Freeman's Mandela is so eternally wise and long-suffering, he is never shown having a moment of doubt or conflict, either to his prior captors or to the people around him trying to provoke him one way or another. Apparently with the vision and wisdom of a shaman and humanity of the Spirit of Christmas Present, this Mandela only serves to ensure nothing goes off the rails as the rugby team--and the movie's storyline--plods toward its inevitable rousing sports movie ending. Damon too, is really given nothing but a cardboard everyman to use from scene to scene.
To say either of these characters are one-dimensional would be overstating because. at least, one-dimension is a dimension. Time and space even suffer, as we are never certain of what the rugby team is doing either on the field or in the course of the various tournaments. They lose. They win. The crowds and stadiums get bigger, but there is no sense of transformation or progress.
The soundtrack of a movie is usually given one line by people writing about it, if that; however, this film requires a special shout-out for its inappropriateness, awkwardness, and often distracting misuse of music. I guess Eastwood began this tradition with his so-bad-it's-good karaoke effort that chases you out of the theater during the end credits of Gran Torino. That continues with Invictus. Although we are spared any song-stylings of Eastwood, the soundtrack transitions from banal to outright jarring. At one point, I predict you will scrunch your face and look at your neighbor in a "WTF?" fashion.

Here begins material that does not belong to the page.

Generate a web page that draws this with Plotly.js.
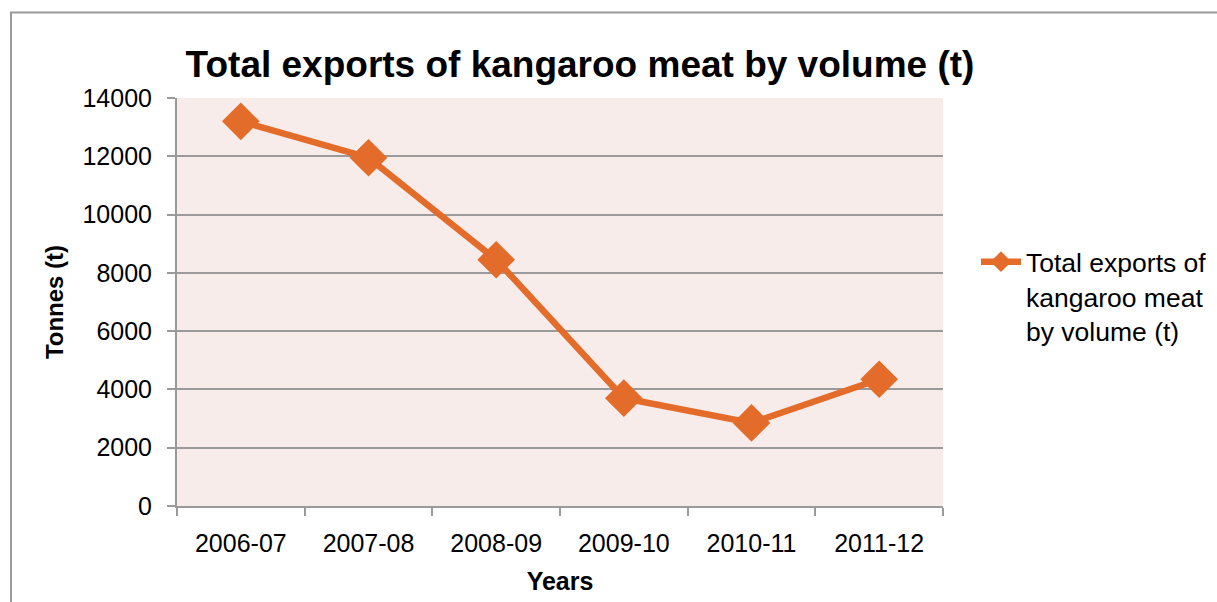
<!DOCTYPE html>
<html>
<head>
<meta charset="utf-8">
<script src="https://cdn.plot.ly/plotly-3.0.1.min.js"></script>
<style>
html,body{margin:0;padding:0;background:#fff;overflow:hidden;}
#chart{width:1217px;height:602px;}
</style>
</head>
<body>
<div id="chart"></div>
<script>
const years = ["2006-07", "2007-08", "2008-09", "2009-10", "2010-11", "2011-12"];
const tonnes = [13200, 11950, 8450, 3700, 2850, 4350];
const seriesName = "Total exports of<br>kangaroo meat<br>by volume (t)";
const chartTitle = "Total exports of kangaroo meat by volume (t)";
const yTitle = "Tonnes (t)";
const xTitle = "Years";

const FONT = "Arial, 'Liberation Sans', sans-serif";
const ORANGE = "#E46C2B";
const GRID = "#9a9a9a";

const trace = {
  x: years,
  y: tonnes,
  type: "scatter",
  mode: "lines+markers",
  name: seriesName,
  line: {color: ORANGE, width: 6.5},
  marker: {symbol: "diamond", size: 29, color: ORANGE}
};

const layout = {
  width: 1217,
  height: 602,
  margin: {l: 177, r: 274, t: 98, b: 96},
  paper_bgcolor: "#ffffff",
  plot_bgcolor: "#F8ECEA",
  font: {family: FONT, color: "#000", size: 25},
  title: {
    text: "<b>" + chartTitle + "</b>",
    font: {family: FONT, size: 37, color: "#000"},
    x: 580 / 1217, xref: "container", xanchor: "center",
    y: 1 - 64 / 602, yref: "container", yanchor: "middle"
  },
  xaxis: {
    type: "category",
    range: [-0.5, years.length - 0.5],
    showgrid: false,
    showline: true, linecolor: GRID, linewidth: 2,
    ticks: "outside", tickson: "boundaries", ticklen: 8, tickwidth: 2, tickcolor: GRID,
    tickfont: {family: FONT, size: 25, color: "#000"},
    ticklabelstandoff: 14,
    title: {text: "<b>" + xTitle + "</b>", font: {family: FONT, size: 25, color: "#000"}, standoff: 16},
    fixedrange: true
  },
  yaxis: {
    range: [0, 14000], dtick: 2000, tick0: 0,
    tickformat: "d",
    showgrid: true, gridcolor: GRID, gridwidth: 2,
    zeroline: false,
    showline: true, linecolor: GRID, linewidth: 2,
    ticks: "outside", ticklen: 8, tickwidth: 2, tickcolor: GRID,
    tickfont: {family: FONT, size: 25, color: "#000"},
    ticklabelstandoff: 10,
    title: {text: "<b>" + yTitle + "</b>", font: {family: FONT, size: 24, color: "#000"}, standoff: 12},
    fixedrange: true
  },
  showlegend: true,
  legend: {
    xref: "container", yref: "container",
    x: 976 / 1217, xanchor: "left",
    y: 1 - 238 / 602, yanchor: "top",
    valign: "top",
    font: {family: FONT, size: 26.5, color: "#000"},
    bgcolor: "rgba(0,0,0,0)",
    itemwidth: 40
  },
  shapes: [{
    type: "rect", xref: "paper", yref: "paper",
    x0: (11 - 177) / 766, x1: 1.5,
    y0: -0.5, y1: 1 + (98 - 12.5) / 408,
    line: {color: "#9a9a9a", width: 2},
    fillcolor: "rgba(0,0,0,0)",
    layer: "below"
  }]
};

Plotly.newPlot("chart", [trace], layout, {displayModeBar: false, staticPlot: true});
</script>
</body>
</html>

It is with this lack of self-control that plagues Invictus throughout. Eastwood is known for his overlong scenes and often heavy, repetitive camerawork. Invictus is no exception. Shots seem unmotivated and disjointed, hammering a theme into you until you swear you are going to be quizzed on the subtext after the film. Eastwood is best when he steps down from the pulpit and tells the really good story that is right there on the page. Instead, here he dwells on the mundane, confusing things of weight with things that are mentioned once and thrown away. Never meeting a cut he likes, Invictus comes in at a bulbous 134 minutes but feels about a half an hour longer than that. Based on the quality of the acting that is rawn out by Freeman and Damon, Invictus is a quality movie. But sadly, it is bloated and feels like it misses the point once the game is over.